If you want a good peach, you are sure to find one on Arizona Avenue these days. Simply stand at the front of the booth for Andy’s Orchard each Wednesday at the Downtown Farmers Market, lean forward and pick a piece of paradise from either a peach, plum or apricot.

If you want a good story, however, you should wander toward the back of the booth. That’s where you’ll likely find David Karp, the self-proclaimed and nationally renowned ‘fruit detective.’

“I’m very fond of my customers and I like to hook them up with some great fruit,” Karp said on a recent Wednesday in July as he directed the pastry chef from Craft in Century City to his four boxes of Santa Rosa Plums. A label on the box promised “famous Santa Rosa flavor – both tart at the skin and at the stone, but in between pure succulence with a sweet, classic, ‘plumy’ flavor.”

Pastry Chef Shannon Swindle said the plums would most likely end up served raw, no extra sweetness or time in the oven necessary.

The professionals at Andy’s Orchard are dedicated to growing the best varieties in the best climate. They sell their fruit in Santa Monica for only three months – typically picking the last peaches and plums before the end of August.

While Karp himself has been published, interviewed and featured in major magazines like The New Yorker, Smithsonian, Gourmet and more, when speaking to the Daily Press about his produce he preferred to lavish praise on his business partner.
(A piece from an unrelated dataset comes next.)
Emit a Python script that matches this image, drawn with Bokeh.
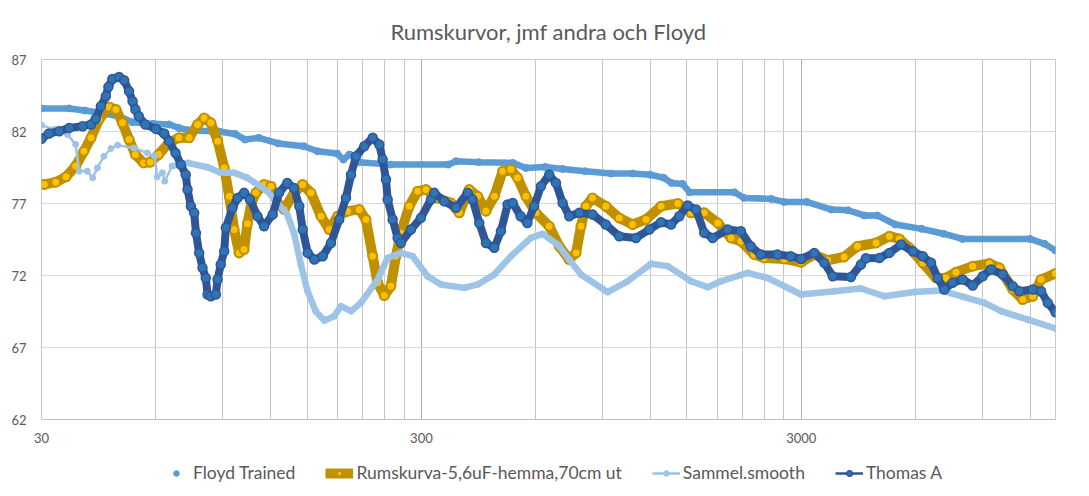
from bokeh.plotting import figure
from bokeh.layouts import column
from bokeh.models import Range1d, FixedTicker, NumeralTickFormatter, Legend, LegendItem, ColumnDataSource
from bokeh.embed import file_html
from bokeh.resources import INLINE

# ---------------- data (Hz, dB) ----------------
floyd_f = [30, 35.5, 39, 43, 48, 52, 59, 65, 69, 73, 88, 97, 103, 112, 126, 147, 160, 180, 187, 194,
           206, 249, 353, 370, 425, 522, 565, 636, 706, 810, 947, 1080, 1200, 1300, 1365, 1460, 1525,
           2000, 2120, 2500, 2700, 3100, 3600, 3980, 4390, 4750, 5300, 6220, 7100, 7960, 12000, 13100, 14000]
floyd_v = [83.6, 83.6, 83.46, 83.3, 83.06, 82.65, 82.53, 82.49, 82.25, 82.09, 82.0, 81.83, 81.44, 81.56,
           81.17, 80.98, 80.63, 80.47, 80.05, 80.4, 79.87, 79.7, 79.7, 79.94, 79.87, 79.82, 79.47, 79.54,
           79.4, 79.24, 79.08, 79.08, 79.0, 78.8, 78.43, 78.36, 77.78, 77.78, 77.39, 77.32, 77.11, 77.11,
           76.58, 76.53, 76.17, 76.17, 75.54, 75.24, 74.9, 74.54, 74.54, 74.2, 73.74]

rum_f = [30.5, 32.7, 34.8, 36.9, 38.8, 40.5, 42.5, 45.2, 47.1, 49.0,
         51.0, 53.0, 55.7, 58.0, 61.0, 64.9, 69.0, 73.4, 77.3, 80.4,
         83.7, 87.3, 90.8, 93.6, 96.4, 99.4, 102.4, 104.5, 107, 110.0,
         115.6, 120.5, 125.5, 130.6, 138.7, 146, 153.6, 163.2, 171.6, 180.5,
         191.7, 205.8, 214.3, 223.3, 230, 239.5, 249.4, 257, 264.9, 278.6,
         293.2, 308.3, 331, 358.7, 377.3, 400.6, 421.9, 443.6, 466.6, 490.8,
         516.1, 537.4, 565.2, 600.4, 651.1, 691.7, 735, 766, 789, 813,
         846.4, 917.5, 995, 1079, 1170, 1282, 1419, 1538, 1666, 1808,
         1959, 2080, 2254, 2394, 2705, 2995, 3245, 3518, 3890, 4216,
         4718, 5115, 5434, 5774, 6261, 6786, 7208, 7660, 8475, 9377,
         9963, 10803, 11477, 12198, 12826, 14000]
rum_v = [78.32, 78.48, 78.85, 79.6, 80.63, 81.56, 82.83, 83.71, 83.53, 82.6,
         81.44, 80.4, 79.82, 79.87, 80.4, 81.21, 81.56, 81.56, 82.49, 82.94,
         82.6, 81.33, 79.47, 77.5, 75.19, 73.57, 73.8, 75.6, 77.0, 77.74,
         78.32, 78.2, 77.04, 76.58, 77.74, 78.32, 77.74, 76.12, 75.19, 76.12,
         76.47, 76.58, 75.89, 73.34, 71.49, 70.61, 71.26, 73.34, 74.96, 76.81,
         77.85, 77.97, 77.39, 77.04, 76.35, 77.97, 77.5, 76.47, 77.5, 79.24,
         79.36, 78.78, 77.5, 76.35, 75.42, 74.03, 73.11, 73.57, 75.42, 76.81,
         77.39, 76.81, 76.0, 75.54, 75.89, 76.81, 77.0, 76.35, 76.35, 75.65,
         74.61, 74.38, 73.46, 73.22, 73.15, 72.92, 73.46, 73.06, 73.29, 74.03,
         74.26, 74.73, 74.54, 73.92, 72.88, 71.83, 71.83, 72.23, 72.65, 72.83,
         72.53, 71.03, 70.33, 70.56, 71.72, 72.14]

sam_f = [30, 32.4, 35.1, 36.9, 37.7, 39.6, 40.9, 42.1, 43.8, 45.7,
         47.6, 52.5, 57, 59.5, 60.5, 62.4, 63.3, 66.2, 72.7, 82.1,
         88.8, 96.4, 104.5, 118, 133, 138.7, 144.5, 150.5, 158.2, 166.5,
         176.8, 184.1, 195.8, 207.9, 230, 244.4, 264.9, 284.5, 311.4, 337.6,
         388.9, 421.9, 466.6, 516.1, 582.5, 625.6, 685, 789, 928, 1047,
         1206, 1335, 1538, 1701, 1843, 2167, 2445, 2995, 3665, 4305,
         4962, 5952, 6997, 8056, 9096, 10066, 11840, 14000]
sam_v = [82.44, 82.14, 81.8, 81.1, 79.24, 79.24, 78.78, 79.47, 80.28, 80.82,
         81.05, 80.86, 80.51, 80.28, 78.85, 79.13, 78.55, 79.6, 79.82, 79.52,
         79.13, 79.13, 78.78, 77.85, 76.24, 74.9, 72.76, 70.9, 69.5, 68.87,
         69.17, 69.87, 69.52, 70.1, 71.72, 73.22, 73.57, 73.34, 71.95, 71.38,
         71.14, 71.38, 72.07, 73.34, 74.61, 74.89, 74.15, 72.07, 70.84, 71.6,
         72.81, 72.65, 71.6, 71.19, 71.6, 72.18, 71.83, 70.68, 70.91, 71.1,
         70.56, 70.86, 70.96, 70.5, 70.1, 69.52, 68.94, 68.32]

tho_f = [30, 31.4, 33.4, 35.5, 38.5, 40.5, 41.7, 43.0, 44.3, 45.0,
         46.1, 48.0, 49.5, 51.0, 52.1, 53.0, 54.1, 56.3, 60.0, 63.1,
         65.0, 67.6, 69.8, 71.9, 72.7, 74.2, 75.7, 76.5, 78.0, 79.6,
         81.2, 82.1, 83.7, 86.3, 87.2, 88.9, 90.8, 91.7, 95.5, 98.5,
         102.4, 106, 111.1, 115.6, 121.8, 126.6, 133.1, 138.5, 143.1, 146.1,
         150.6, 156.8, 165.0, 173.4, 182.3, 189.9, 195.8, 201.8, 212.2, 223.3,
         232.4, 237.2, 242.0, 244.5, 252.0, 259.7, 264.9, 281.5, 299.1, 317.8,
         324.3, 344.5, 370, 397, 409, 426, 443.6, 466.6, 485.7, 505.9,
         521.6, 547.2, 570, 594, 619, 651, 678, 706, 735, 781,
         846, 917, 995, 1101, 1194, 1282, 1362, 1432, 1507, 1585,
         1666, 1753, 1920, 2080, 2208, 2345, 2595, 2813, 2995, 3245,
         3448, 3628, 4053, 4306, 4438, 4816, 5115, 5491, 5896, 6261,
         6585, 6855, 7134, 7505, 7976, 8475, 9007, 9472, 10167, 10803,
         11250, 12198, 12826, 13360, 14000]
tho_v = [81.49, 81.86, 82.02, 82.25, 82.37, 82.49, 82.88, 83.76, 84.45, 85.1,
         85.65, 85.79, 85.56, 84.8, 84.1, 83.53, 83.06, 82.49, 82.18, 81.86,
         81.33, 80.51, 79.7, 79.0, 77.97, 76.81, 76.35, 74.96, 73.57, 72.53,
         71.83, 70.68, 70.56, 70.68, 71.72, 72.76, 73.69, 75.31, 76.7, 77.39,
         77.74, 77.3, 76.12, 75.42, 76.24, 77.74, 78.43, 78.08, 76.81, 75.19,
         73.57, 73.11, 73.34, 74.26, 75.89, 77.39, 79.0, 80.28, 80.98, 81.56,
         81.1, 80.05, 78.67, 77.28, 75.89, 74.61, 74.26, 75.19, 76.0, 77.28,
         77.74, 77.16, 76.7, 77.74, 77.28, 75.65, 74.26, 73.92, 75.08, 76.93,
         77.04, 76.12, 75.65, 76.81, 78.2, 79.0, 78.43, 77.04, 76.12, 76.35,
         76.24, 75.54, 74.73, 74.61, 75.19, 75.7, 75.54, 76.12, 76.86, 76.58,
         74.96, 74.61, 75.19, 75.08, 74.03, 73.46, 73.46, 73.34, 73.15, 73.57,
         72.88, 71.95, 71.9, 72.76, 73.2, 73.22, 73.57, 74.15, 73.69, 73.34,
         72.88, 71.83, 71.03, 71.49, 71.72, 71.31, 71.95, 72.42, 72.07, 71.26,
         70.91, 71.03, 70.91, 70.1, 69.45]

names = ["Floyd Trained", "Rumskurva-5,6uF-hemma,70cm ut", "Sammel.smooth", "Thomas A"]
title = "Rumskurvor, jmf andra och Floyd"
x_major = [30, 300, 3000]
x_minor = [60, 90, 120, 150, 180, 210, 240, 270, 600, 900, 1200, 1500, 1800, 2100, 2400, 2700,
           6000, 9000, 12000]
y_ticks = [62, 67, 72, 77, 82, 87]

# ---------------- styling ----------------
FONT = "Lato"
TXT = "#595959"
C_FLOYD = "#5B9BD5"
C_RUM_L, C_RUM_F = "#BF9000", "#FFC000"
C_SAM = "#9DC3E6"
C_THO_L, C_THO_F = "#2F5597", "#2E75B6"

p = figure(frame_width=1014, frame_height=360, x_axis_type="log",
           x_range=Range1d(30, 14000), y_range=Range1d(62, 87),
           output_backend="svg", toolbar_location=None,
           min_border_left=41, min_border_right=34, min_border_top=58, min_border_bottom=38,
           background_fill_color="white", border_fill_color="white")
p.outline_line_color = "#C8C8C8"

p.title.text = title
p.title.align = "center"
p.title.vertical_align = "bottom"
p.title.standoff = 30
p.title.text_font = FONT
p.title.text_font_size = "22px"
p.title.text_font_style = "normal"
p.title.text_color = TXT

p.xaxis.ticker = FixedTicker(ticks=x_major, minor_ticks=x_minor)
p.xaxis.formatter = NumeralTickFormatter(format="0")
p.yaxis.ticker = FixedTicker(ticks=y_ticks)
for ax in (p.xaxis, p.yaxis):
    ax.major_tick_line_color = None
    ax.minor_tick_line_color = None
    ax.major_tick_out = 0
    ax.major_tick_in = 0
    ax.minor_tick_out = 0
    ax.minor_tick_in = 0
    ax.major_label_text_font = FONT
    ax.major_label_text_font_size = "13px"
    ax.major_label_text_color = TXT
p.xaxis.axis_line_color = "#BFBFBF"
p.yaxis.axis_line_color = None
p.xaxis.major_label_standoff = 13
p.yaxis.major_label_standoff = 15

p.xgrid.grid_line_color = "#ADADAD"
p.xgrid.minor_grid_line_color = "#C6C6C6"
p.ygrid.grid_line_color = "#D9D9D9"

# Floyd Trained (markers only, dense -> band)
p.line(floyd_f, floyd_v, line_width=6.5, color=C_FLOYD)
p.scatter(floyd_f, floyd_v, size=7, color=C_FLOYD)

# Rumskurva (gold thick with yellow markers)
p.line(rum_f, rum_v, line_width=10, color=C_RUM_L)
p.scatter(rum_f, rum_v, size=9, fill_color=C_RUM_F, line_color=C_RUM_L, line_width=2)

# Sammel.smooth
src_sam = ColumnDataSource(dict(f=sam_f, v=sam_v))
band_mask = [f >= 66 for f in sam_f]
p.line("f", "v", source=src_sam, line_width=2.5, color=C_SAM)
p.line(x=[f for f, m in zip(sam_f, band_mask) if m], y=[v for v, m in zip(sam_v, band_mask) if m],
       line_width=6.5, color=C_SAM)
p.scatter("f", "v", source=src_sam, size=6, color=C_SAM)

# Thomas A
p.line(tho_f, tho_v, line_width=8, color=C_THO_L)
p.scatter(tho_f, tho_v, size=9, fill_color=C_THO_F, line_color=C_THO_L, line_width=1.5)

# ---------------- legend strip (separate figure below) ----------------
lg = figure(width=1089, height=32, x_range=Range1d(0, 1), y_range=Range1d(0, 1),
            output_backend="svg", toolbar_location=None, min_border=0,
            x_axis_location=None, y_axis_location=None,
            background_fill_color="white", border_fill_color="white")
lg.outline_line_color = None
lg.xgrid.visible = False
lg.ygrid.visible = False
# off-range placeholder glyphs: only their legend swatches are visible
hx, hy = [-5], [-5]
l_floyd = lg.scatter(hx, hy, size=7, color=C_FLOYD)
l_rum_line = lg.line(hx, hy, line_width=10, color=C_RUM_L)
l_rum_sc = lg.scatter(hx, hy, size=8, fill_color=C_RUM_F, line_color=C_RUM_L, line_width=2)
l_sam_line = lg.line(hx, hy, line_width=2.5, color=C_SAM)
l_sam_sc = lg.scatter(hx, hy, size=6, color=C_SAM)
l_tho_line = lg.line(hx, hy, line_width=2.5, color=C_THO_L)
l_tho_sc = lg.scatter(hx, hy, size=8, fill_color=C_THO_F, line_color=C_THO_L, line_width=1.5)

legend = Legend(items=[
    LegendItem(label=names[0], renderers=[l_floyd]),
    LegendItem(label=names[1], renderers=[l_rum_line, l_rum_sc]),
    LegendItem(label=names[2], renderers=[l_sam_line, l_sam_sc]),
    LegendItem(label=names[3], renderers=[l_tho_line, l_tho_sc]),
], orientation="horizontal", location=(121, 6),
    label_text_font=FONT, label_text_font_size="17.5px", label_text_color=TXT,
    glyph_width=28, glyph_height=14, label_standoff=3, spacing=30,
    border_line_color=None, background_fill_alpha=0, padding=0, margin=0)
lg.add_layout(legend)

layout = column(p, lg, spacing=0)
open("out.html", "w").write(file_html(layout, INLINE))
“Andy Mariani is the patron saint of specialty stone fruit in California,” Karp said. “There’s nobody like him in the world. He is a living treasure.”

Karp met Mariani nearly thirty years ago while researching apricots for an article.  The two bonded over their obsession with great tasting fruit.

The Mariani family began growing quality fruit in the Santa Clara Valley in 1957, when they bought a sunny, south-facing swath of land, according to the company’s website. Andy is the second generation and now maintains one of the largest collections of stone fruit varieties on the west coast.

Visitors to the farm in Morgan Hill can meet Andy himself, who gives tours of the land. Karp says the location is the key factor in producing delicious stone fruit.

“Where Andy grows, it’s warm enough during the day to sweeten the fruit, but cools down at night, which is crucial for letting the fruit stay on the tree to develop full color and flavor,” Karp said. He says the duo seek to attain “high flavor” in every bite, a Victorian term that connotes sweetness, acidity and aroma.

“Gentlemen would bond over fruit in the same way they would today over a game of golf or a bottle of wine,” Karp said.

Those gentlemen would likely be dismayed by the state of stone fruit in the grocery store aisle, where peaches and apricots are grown where land is cheap rather than ideal and picked before ripe, resulting in tougher, mealier, sour specimens.

In contrast, stone fruits in Andy’s Orchard are allowed to linger on the tree and picked at the last moment. Each bite is soft, sweet and juicy. There is, of course, a downside to bringing boxes of tree-ripened fruit down the coast to Santa Monica – a short shelf life.

“Andy picks ripe to a fault,” Karp said.

Meaning anything brought home from the Wednesday market should be enjoyed immediately.

Santa Monica has four weekly farmers’ markets including the Wednesday Downtown market on Arizona Avenue between 4th and Ocean from 8:30 a.m. to 1:30 p.m., the Saturday Downtown market on Arizona Avenue between 4th and 2nd Streets from 8:00 a.m. to 1:00 p.m., the Saturday Virginia Ave. Park market at 2200 Virginia Avenue from 8:00 a.m. to 1:00 p.m., and the Sunday Main Street market at 2640 Main Street from 8:30 a.m. to 1:30 p.m.